On The Move

Im Swiss-Cockpit herrscht vorerst mal Ruhe. Bild: TN

Kommentar Den Pilotensturm überstanden

Gregor Waser

Nach dem abgewendeten Pilotenstreik kann die Swiss erleichtert abheben. Doch bereits zeichnen sich neue Turbulenzen ab.  

Bis am frühen Montagmorgen feilschte die Pilotengewerkschaft Aeropers mit der Swiss-Führung um einen neuen Gesamtarbeitsvertrag. Das Duell endete mit einem Unentschieden. Aeropers kann seinen 1300 Piloten 2,3 Prozent mehr Lohn und 2 Prozent Teuerungsausgleich präsentieren sowie ein Plus bei der Planung: die Pilotinnen und Piloten erhalten nun schon am 18. und nicht erst am 25. Tag des Monats den Arbeitsplan für den Folgemonat.

Die Swiss wiederum konnte noch höhere Lohnforderungen abwenden und sie hat im GAV, der am 1. Januar 2023 in Kraft tritt, für sich eine Flexibilität einbauen lassen, die sich noch lohnen dürfte: an Nachfragespitzen kann sie auf pensionierte Swiss- und Edelweiss-Kapitäne als Freelancer zurückgreifen. Und noch wichtiger: der Swiss steht weiterhin der Zugang zu Wetlease-Partnern wie der Helvetic Airways und Air Baltic offen, was bisher bei der Pilotengewerkschaft für viel Argwohn sorgte.

Die Schweizer Reisebüros haben den heutigen Swiss-CEO Dieter Vranckx vor einigen Jahren als damaligen Kommerzchef an einer Verbands-GV persönlich getroffen und kennen seine ruhige Art, auch grösstmögliche Problem gelassen zu diskutieren, die andere Partei zu Wort kommen lassen und trotzdem zielstrebig nach vorne zu spielen. Den Last-Minute-Deal hat Dieter Vranckx noch rechtzeitig besiegelt, bevor es bei einem Streik zu einem grossen Schaden gekommen wäre – kommerziell, imagemässig, planerisch. Ob auch der Lufthansa-Group-Chef Carsten Spohr mit der Lohnerhöhung der wohl aus deutscher Sicht ohnehin überbezahlten Swiss-Piloten zufrieden ist? Man mag es bezweifeln. Solange die Swiss aber schöne Gewinne abliefert, lässt man sie walten.

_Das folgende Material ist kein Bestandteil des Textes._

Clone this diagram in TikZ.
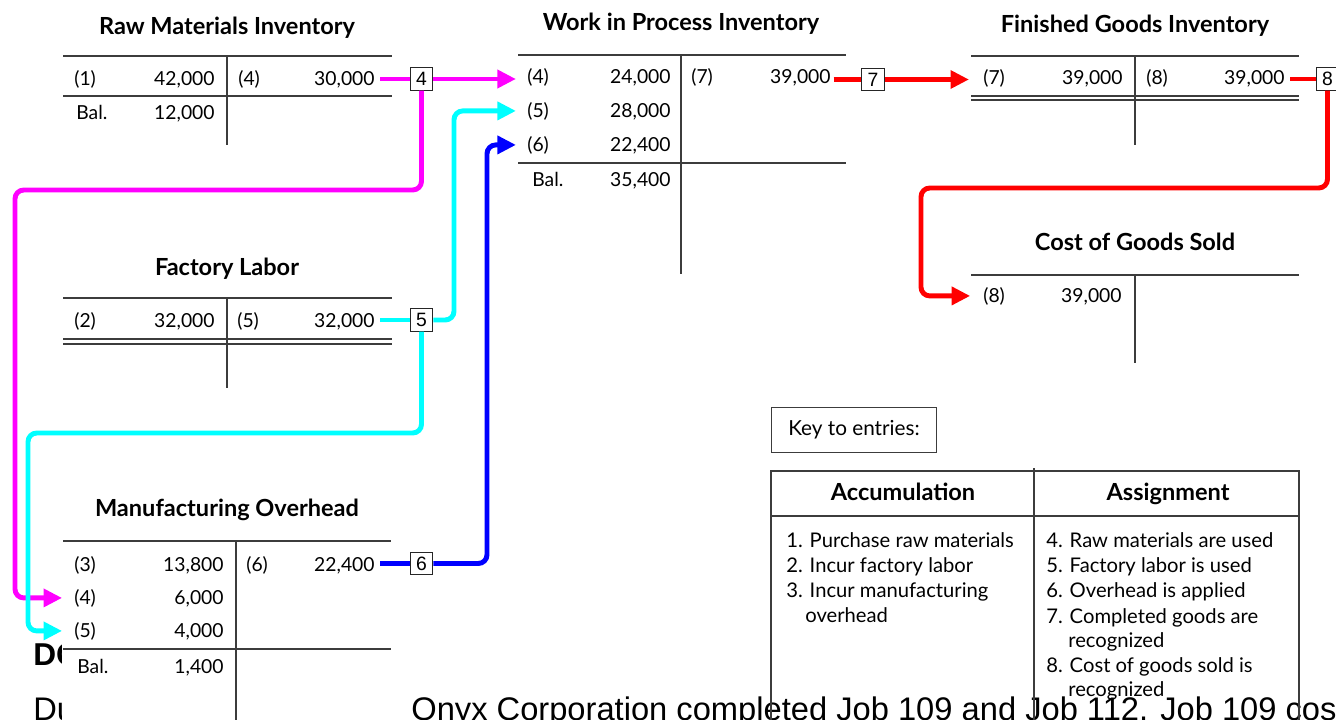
\documentclass[tikz,border=0pt]{standalone}
\usepackage{fontspec}
\setmainfont{Lato}
\newfontfamily\slidefont{Liberation Sans}
\usetikzlibrary{arrows.meta}
\definecolor{rmflow}{RGB}{255,0,255}
\definecolor{flflow}{RGB}{0,255,255}
\definecolor{ohflow}{RGB}{0,0,255}
\definecolor{fgflow}{RGB}{255,0,0}
\definecolor{ruleclr}{RGB}{60,60,60}
\begin{document}
\begin{tikzpicture}[x=0.02cm, y=-0.02cm,
  acct/.style={font=\fontsize{13.4}{16}\selectfont\bfseries, anchor=base, inner sep=0pt},
  ref/.style={font=\fontsize{11}{13}\selectfont, anchor=base west, inner sep=0pt},
  amt/.style={font=\fontsize{11}{13}\selectfont, anchor=base east, inner sep=0pt},
  tline/.style={draw=ruleclr, line width=0.65pt},
  entrybox/.style={draw=black!85, line width=0.6pt, fill=white, inner sep=0pt,
    minimum width=13pt, minimum height=12.6pt, font=\slidefont\fontsize{11}{13}\selectfont},
  flow/.style={line width=2.8pt, rounded corners=5pt},
  flowtip/.style={-{Triangle[length=10.5pt,width=10pt]}},
  kline/.style={draw=ruleclr, line width=0.6pt},
  keybox/.style={draw=ruleclr, line width=0.6pt, minimum width=94.1pt, minimum height=26pt,
    inner sep=0pt, font=\fontsize{11.8}{14}\selectfont},
  keyhead/.style={font=\fontsize{13.4}{16}\selectfont\bfseries, anchor=base, inner sep=0pt},
  keyitem/.style={font=\fontsize{11.5}{14}\selectfont, anchor=base west, inner sep=0pt},
  slide/.style={font=\slidefont\fontsize{18.6}{22}\selectfont, anchor=base west, inner sep=0pt},
  slidehead/.style={font=\slidefont\fontsize{18}{22}\selectfont\bfseries, anchor=base west, inner sep=0pt}]
\useasboundingbox (0,0) rectangle (1336,720);
\clip (0,0) rectangle (1336,720);
\fill[white] (0,0) rectangle (1336,720);

% text of the underlying slide
\node[slidehead] (dohead) at (33,665) {DO};
\node[slide] (durl) at (33,720) {Du};
\node[slide] (onyx) at (411,720) {Onyx Corporation completed Job 109 and Job 112. Job 109 cost};
\fill[white] (62,640) rectangle (410,720);

% ---------- Raw Materials Inventory ----------
\node[acct] (rmT) at (227,34) {Raw Materials Inventory};
\draw[tline] (63,56) -- (392,56) (227,56) -- (227,145) (63,96) -- (392,96);
\node[ref] (rml1) at (74,85) {(1)};
\node[amt] (rmd1) at (215,85) {42,000};
\node[ref] (rml4) at (238,85) {(4)};
\node[amt] (rmc4) at (375,85) {30,000};
\node[ref] (rmbl) at (76,119) {Bal.};
\node[amt] (rmbd) at (215,119) {12,000};

% ---------- Work in Process Inventory ----------
\node[acct] (wipT) at (681,31) {Work in Process Inventory};
\draw[tline] (518,55) -- (846,55) (681,55) -- (681,274) (518,163) -- (846,163);
\node[ref] (wipl4) at (527,83) {(4)};
\node[amt] (wipd4) at (671,83) {24,000};
\node[ref] (wipl5) at (527,117) {(5)};
\node[amt] (wipd5) at (671,117) {28,000};
\node[ref] (wipl6) at (527,151) {(6)};
\node[amt] (wipd6) at (671,151) {22,400};
\node[ref] (wipbl) at (532,186) {Bal.};
\node[amt] (wipbd) at (671,186) {35,400};
\node[ref] (wipl7) at (691,83) {(7)};
\node[amt] (wipc7) at (831,83) {39,000};

% ---------- Finished Goods Inventory ----------
\node[acct] (fgT) at (1135,32) {Finished Goods Inventory};
\draw[tline] (971,56) -- (1299,56) (1135,56) -- (1135,145)
  (971,96) -- (1299,96) (971,100) -- (1299,100);
\node[ref] (fgl7) at (983,84) {(7)};
\node[amt] (fgd7) at (1123,84) {39,000};
\node[ref] (fgl8) at (1146,84) {(8)};
\node[amt] (fgc8) at (1285,84) {39,000};

% ---------- Cost of Goods Sold ----------
\node[acct] (cgT) at (1135,250) {Cost of Goods Sold};
\draw[tline] (971,275) -- (1299,275) (1135,275) -- (1135,363);
\node[ref] (cgl8) at (983,302) {(8)};
\node[amt] (cgd8) at (1122,302) {39,000};

% ---------- Factory Labor ----------
\node[acct] (flT) at (227,275) {Factory Labor};
\draw[tline] (63,298) -- (392,298) (227,298) -- (227,388)
  (63,339) -- (392,339) (63,344) -- (392,344);
\node[ref] (fll2) at (74,327) {(2)};
\node[amt] (fld2) at (215,327) {32,000};
\node[ref] (fll5) at (237,327) {(5)};
\node[amt] (flc5) at (375,327) {32,000};

% ---------- Manufacturing Overhead ----------
\node[acct] (moT) at (227,516) {Manufacturing Overhead};
\draw[tline] (63,541) -- (391,541) (236,541) -- (236,720) (63,649) -- (391,649);
\node[ref] (mol3) at (74,571) {(3)};
\node[amt] (mod3) at (224,571) {13,800};
\node[ref] (mol4) at (74,604) {(4)};
\node[amt] (mod4) at (224,604) {6,000};
\node[ref] (mol5) at (74,637) {(5)};
\node[amt] (mod5) at (224,637) {4,000};
\node[ref] (mobl) at (77,673) {Bal.};
\node[amt] (mobd) at (224,673) {1,400};
\node[ref] (mol6) at (246,571) {(6)};
\node[amt] (moc6) at (375,571) {22,400};

% ---------- entry markers ----------
\node[entrybox] (box4) at (421.5,79) {4};
\node[entrybox] (box5) at (421.5,320) {5};
\node[entrybox] (box6) at (421.5,563.5) {6};
\node[entrybox] (box7) at (873,79.5) {7};
\node[entrybox] (box8) at (1327.5,79) {8};

% bend points of the flows
\coordinate (rmbend) at (15,190);
\coordinate (flbend) at (28,433);
\coordinate (flup) at (454,0);
\coordinate (ohup) at (487,0);
\coordinate (fgbend) at (921,188);

% ---------- flows ----------
% (4) raw materials used
\draw[flow, rmflow, shorten <=3pt] (box4.west -| rmc4.east) -- (box4.west);
\draw[flow, rmflow, flowtip, shorten >=6.3pt] (box4.east) -- (box4.east -| wipl4.west);
\draw[flow, rmflow, flowtip, shorten >=6.8pt] (box4.south) |- (rmbend) |- (mol4.west);
% (5) factory labor used
\draw[flow, flflow, shorten <=3pt] (box5.west -| flc5.east) -- (box5.west);
\draw[flow, flflow, flowtip, shorten >=6.3pt] (box5.east) -| (flup |- wipl5.west) -- (wipl5.west);
\draw[flow, flflow, flowtip, shorten >=6.8pt] (box5.south) |- (flbend) |- (mol5.west);
% (6) overhead applied
\draw[flow, ohflow, shorten <=3pt] (box6.west -| moc6.east) -- (box6.west);
\draw[flow, ohflow, flowtip, shorten >=6.3pt] (box6.east) -| (ohup |- wipl6.west) -- (wipl6.west);
% (7) completed goods
\draw[flow, fgflow, shorten <=1.5pt] (box7.west -| wipc7.east) -- (box7.west);
\draw[flow, fgflow, flowtip, shorten >=8pt] (box7.east) -- (box7.east -| fgl7.west);
% (8) cost of goods sold
\draw[flow, fgflow, shorten <=3pt] (box8.west -| fgc8.east) -- (box8.west);
\draw[flow, fgflow, flowtip, shorten >=7.3pt] (box8.south) |- (fgbend) |- (cgl8.west);

% ---------- key to entries ----------
\node[keybox] (key) at (854,430) {Key to entries:};
\draw[kline] (771,471) rectangle (1299,740);
\draw[kline] (1034,468) -- (1034,720);
\draw[kline] (771,516) -- (1299,516);
\node[keyhead] (acchead) at (903,500) {Accumulation};
\node[keyhead] (asshead) at (1168,500) {Assignment};
\node[keyitem] (acc1) at (786,547) {1. Purchase raw materials};
\node[keyitem] (acc2) at (786,572) {2. Incur factory labor};
\node[keyitem] (acc3) at (786,597) {3. Incur manufacturing};
\node[keyitem] (acc3b) at (805,622) {overhead};
\node[keyitem] (ass4) at (1046,547) {4. Raw materials are used};
\node[keyitem] (ass5) at (1046,572) {5. Factory labor is used};
\node[keyitem] (ass6) at (1046,597) {6. Overhead is applied};
\node[keyitem] (ass7) at (1046,623) {7. Completed goods are};
\node[keyitem] (ass7b) at (1068,647) {recognized};
\node[keyitem] (ass8) at (1046,672) {8. Cost of goods sold is};
\node[keyitem] (ass8b) at (1068,696) {recognized};
\end{tikzpicture}
\end{document}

Steigerung der Performance nötig

Doch um im preislichen Fight künftig zu bestehen, hat die Swiss nun gegenüber Fluggesellschaften wie Ryanair, Wizzair, aber auch arabischen und asiatischen Airlines einen noch schwierigeren Stand. Denn diese Airlines zahlen ihren Piloten deutlich tiefere Löhne. Gleichzeitig forciert die Swiss die Nachhaltigskeitbemühungen. Die sind lobenswert, aber die schlagen sich auch in den Kosten nieder. So tut die Swiss gut daran, das Image einer Premium-Airline hochzuhalten und auch wirklich daran zu arbeiten, einen Unterschied zu Billigairlines anzustreben – ob bei der Performance im Call-Center, einem grosszügigeren Kabinenservice, einer zurückzuerlangenden Flugplanstabilität, in der Zusammenarbeit mit Reisebüropartnern oder - wie heute geschehen - mit attraktiven Innovationen wie dem Air-Rail-Ticket.

Fürs erste hat die Swiss nun also den Imageschaden abwenden können. Der Streik ist vom Tisch. Doch die nächsten Herausforderungen stehen an: nach dem Bodenpersonal und den Piloten gilt es den GAV mit dem Kabinenpersonal, der per April 2023 kündbar ist, neu aufzugleisen. Auch die Forderungen aus der Kabine mit fünf Prozent mehr Lohn sind erheblich. Schon bis Ende November will die Swiss auch diese Baustelle lösen. Und hoffentlich dann im Jahr 2023, nach drei äusserst schwierigen Jahren, wieder mal in aller Ruhe – ohne Sturm am Boden, in der Kabine oder im Cockpit – abheben.